Culture is Key

William Omberg
2 min readDec 3, 2020

If a startup scales outside of the proverbial garage, hiring decisions are some of the most important a founding team must make. Paul Graham notes that it is tough to find independently-minded talent in the pipeline, due to its rarity. An equally as tall a task is to keep the same culture in a 50 person team as it was in the beginning with 3 founders and a box of pizza.

This fear is what kept McDonald’s a single store in San Bernardino (before Ray Kroc came along). However, as we learned from Ted Lichtenberger, it is possible to keep a pulse on company culture with expansion. Ted’s advice on this front was simple: hire people who believe in your product and mission. This seems obvious, but it is often lost on founders.

Thinking back to the recruiting processes I went through the past 3 years at UVA, companies seek competence, qualifications, and social fit primarily. After an initial screen for qualifications, the rest can be boiled down into Ted’s simple question of believing in the product. Founders are successful when they are stubbornly perseverant and irrationally obsessed with their product/service. Hiring employees who feel the same way is the most surefire way to maintain company culture.

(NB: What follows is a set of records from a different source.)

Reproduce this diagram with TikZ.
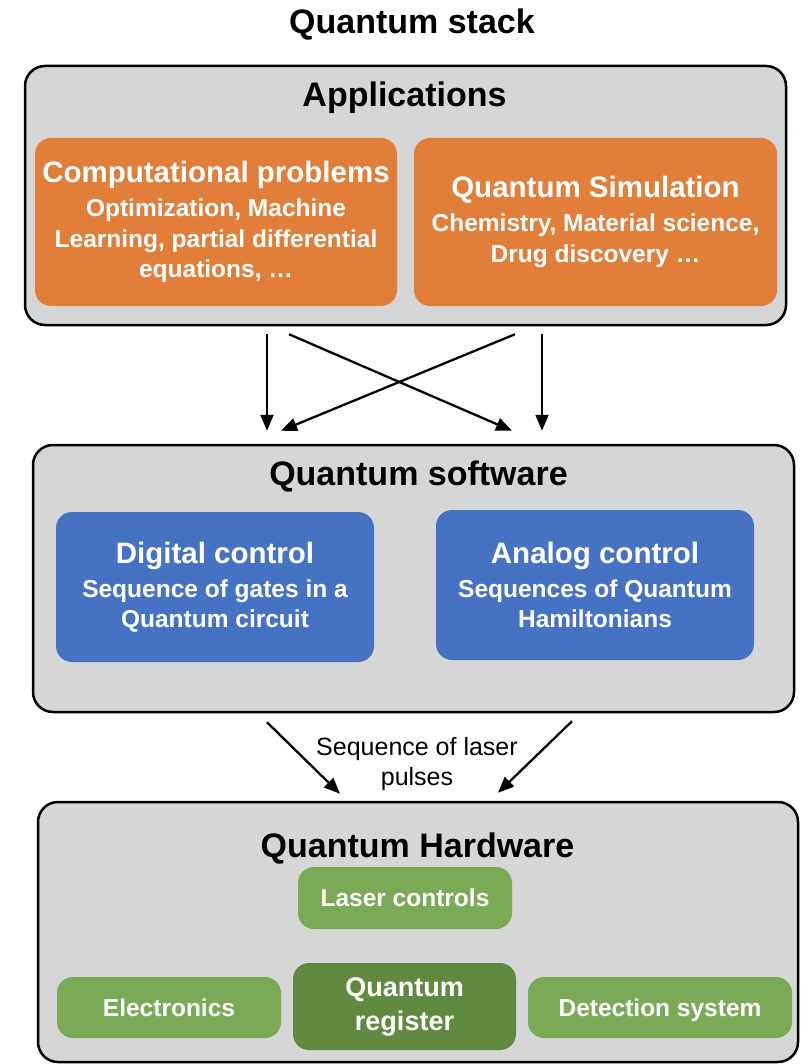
\documentclass[tikz,border=0pt]{standalone}
\usepackage{fontspec}
\setmainfont{Liberation Sans}
\usepackage{xcolor}
\usetikzlibrary{arrows.meta,positioning}
\definecolor{panelgray}{RGB}{214,214,214}
\definecolor{apporange}{RGB}{225,126,58}
\definecolor{softblue}{RGB}{70,114,196}
\definecolor{hwgreen}{RGB}{122,170,86}
\definecolor{hwdark}{RGB}{95,138,64}
\newcommand{\secfont}{\fontsize{34}{40}\bfseries\selectfont}
\newcommand{\headfont}{\fontsize{29.5}{35}\bfseries\selectfont}
\newcommand{\bodyfont}{\fontsize{24.5}{30.5}\bfseries\selectfont}

\begin{document}
\begin{tikzpicture}[x=1pt,y=-1pt,
	panel/.style={draw=black,line width=2.5pt,fill=panelgray,rounded corners=20pt,inner sep=0pt},
	tile/.style={rounded corners=16pt,inner sep=0pt,text=white,align=center,font=\bodyfont},
	flow/.style={-{Triangle[length=16pt,width=13pt]},line width=2.3pt}]
	\useasboundingbox (0,0) rectangle (803,1064);
	\node (title) at (412,34) [anchor=base,font=\secfont] {Quantum stack};
	% applications
	\node (apps) at (405.5,195.5) [panel,minimum width=761pt,minimum height=259pt] {};
	\node (appshead) at (404.5,107) [anchor=base,font=\secfont] {Applications};
	\node (comp) at (216,222) [tile,fill=apporange,minimum width=362pt,minimum height=168pt]
		{{\headfont Computational problems}\\[3.5pt]Optimization, Machine\\Learning, partial differential\\equations, \dots};
	\node (sim) at (595.5,222) [tile,fill=apporange,minimum width=363pt,minimum height=168pt]
		{{\headfont Quantum Simulation}\\[3.5pt]Chemistry, Material science,\\Drug discovery \dots};
	% software
	\node (soft) at (413.5,578.5) [panel,minimum width=761pt,minimum height=267pt] {};
	\node (softhead) at (418.5,485) [anchor=base,font=\secfont] {Quantum software};
	\node (digital) at (215,587) [tile,fill=softblue,minimum width=318pt,minimum height=150pt]
		{{\headfont Digital control}\\[3.5pt]Sequence of gates in a\\Quantum circuit};
	\node (analog) at (595,585) [tile,fill=softblue,minimum width=318pt,minimum height=150pt]
		{{\headfont Analog control}\\[3.5pt]Sequences of Quantum\\Hamiltonians};
	% hardware
	\node (hw) at (418,932) [panel,minimum width=760pt,minimum height=260pt] {};
	\node (hwhead) at (417.5,857) [anchor=base,font=\secfont] {Quantum Hardware};
	\node (laser) at (405,898) [tile,fill=hwgreen,minimum width=214pt,minimum height=62pt] {Laser controls};
	\node (elec) at (169,1007.5) [tile,fill=hwgreen,minimum width=224pt,minimum height=61pt] {Electronics};
	\node (qreg) at (404.5,1006.5) [tile,fill=hwdark,minimum width=223pt,minimum height=87pt,
		font=\fontsize{27}{34}\bfseries\selectfont] {Quantum\\register};
	\node (detect) at (660,1007.5) [tile,fill=hwgreen,minimum width=264pt,minimum height=61pt,
		text depth=0pt] {Detection system};
	% arrows
	\draw [flow] ([xshift=-138.5pt,yshift=-8pt]apps.south) -- ([xshift=-146.5pt,yshift=13pt]soft.north);
	\draw [flow] ([xshift=136.5pt,yshift=-8pt]apps.south) -- ([xshift=128.5pt,yshift=13pt]soft.north);
	\draw [flow] ([xshift=-116.5pt,yshift=-8pt]apps.south) -- ([xshift=98.5pt,yshift=13pt]soft.north);
	\draw [flow] ([xshift=109.5pt,yshift=-8pt]apps.south) -- ([xshift=-132.5pt,yshift=13pt]soft.north);
	\draw [flow] ([xshift=-146.5pt,yshift=-9pt]soft.south) -- ([xshift=-78pt,yshift=7pt]hw.north);
	\draw [flow] ([xshift=158.5pt,yshift=-8pt]soft.south) -- ([xshift=80pt,yshift=8pt]hw.north);
	\node (pulses) at (417,764) [align=center,font=\fontsize{25}{30}\selectfont] {Sequence of laser\\pulses};
\end{tikzpicture}
\end{document}
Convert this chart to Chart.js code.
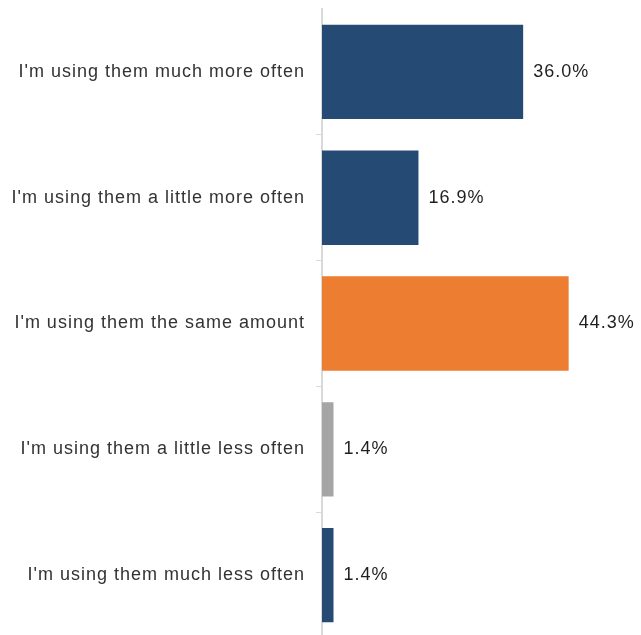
<!DOCTYPE html>
<html>
<head>
<meta charset="utf-8">
<script src="https://cdn.jsdelivr.net/npm/chart.js@4"></script>
<style>
  html, body { margin: 0; padding: 0; background: #fff; overflow: hidden; }
  #wrap { width: 641px; height: 640px; }
</style>
</head>
<body>
<div id="wrap"><canvas id="myChart" width="641" height="640"></canvas></div>
<script>
const categories = [
  "I'm using them much more often",
  "I'm using them a little more often",
  "I'm using them the same amount",
  "I'm using them a little less often",
  "I'm using them much less often"
];
const shares = [36.0, 16.9, 44.3, 1.4, 1.4];
const barColors = ['#254A74', '#254A74', '#ED7D31', '#A5A5A5', '#254A74'];

const axisMin = -0.7;
const axisMax = 57.5;

Chart.defaults.font.family = "'Liberation Sans', Arial, sans-serif";

// canvas text in this chart is drawn slightly spaced out
const spacing = {
  id: 'spacing',
  beforeLayout(chart) { chart.ctx.letterSpacing = '1px'; },
  beforeDraw(chart) { chart.ctx.letterSpacing = '1px'; }
};

// percentage written to the right of each bar
const valueLabels = {
  id: 'valueLabels',
  afterDatasetsDraw(chart) {
    const ctx = chart.ctx;
    const meta = chart.getDatasetMeta(0);
    ctx.save();
    ctx.font = "18px 'Liberation Sans', Arial, sans-serif";
    ctx.fillStyle = '#1f1f1f';
    ctx.textAlign = 'left';
    ctx.textBaseline = 'middle';
    meta.data.forEach((bar, i) => {
      ctx.fillText(shares[i].toFixed(1) + '%', bar.x + 10, bar.y);
    });
    ctx.restore();
  }
};

const ctx = document.getElementById('myChart');

new Chart(ctx, {
  type: 'bar',
  data: {
    labels: categories,
    datasets: [{
      data: shares,
      backgroundColor: barColors,
      base: axisMin,
      barPercentage: 0.75,
      categoryPercentage: 1
    }]
  },
  options: {
    indexAxis: 'y',
    responsive: false,
    animation: false,
    layout: { padding: { top: 9, bottom: 2, left: 0, right: 0 } },
    plugins: {
      legend: { display: false },
      tooltip: { enabled: false }
    },
    scales: {
      x: {
        display: false,
        min: axisMin,
        max: axisMax
      },
      y: {
        afterFit(scale) {
          scale.width = 322;
          scale.paddingTop = 0;
          scale.paddingBottom = 0;
        },
        border: { display: true, color: '#D9D9D9', width: 2 },
        grid: {
          offset: true,
          drawOnChartArea: false,
          drawTicks: true,
          tickLength: 6,
          tickWidth: 1,
          tickColor: c => c.index === 0 ? 'rgba(0,0,0,0)' : '#D9D9D9'
        },
        ticks: {
          padding: 11,
          color: '#333333',
          font: { size: 18 }
        }
      }
    }
  },
  plugins: [spacing, valueLabels]
});
</script>
</body>
</html>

Especially in the stage between a Seed Round and a Series B, every employee has the potential to shift the company. A founder works tirelessly to get to the point where there is capital to offload work to employees, and it is easy to get lost in signals when making these decisions. Prestigious prior experience and Ivy League degrees might seem like great hires, but if a founder can only ask (non-technical) employees 5–50 a single question, it should be “Why do you love our product as much as I do?”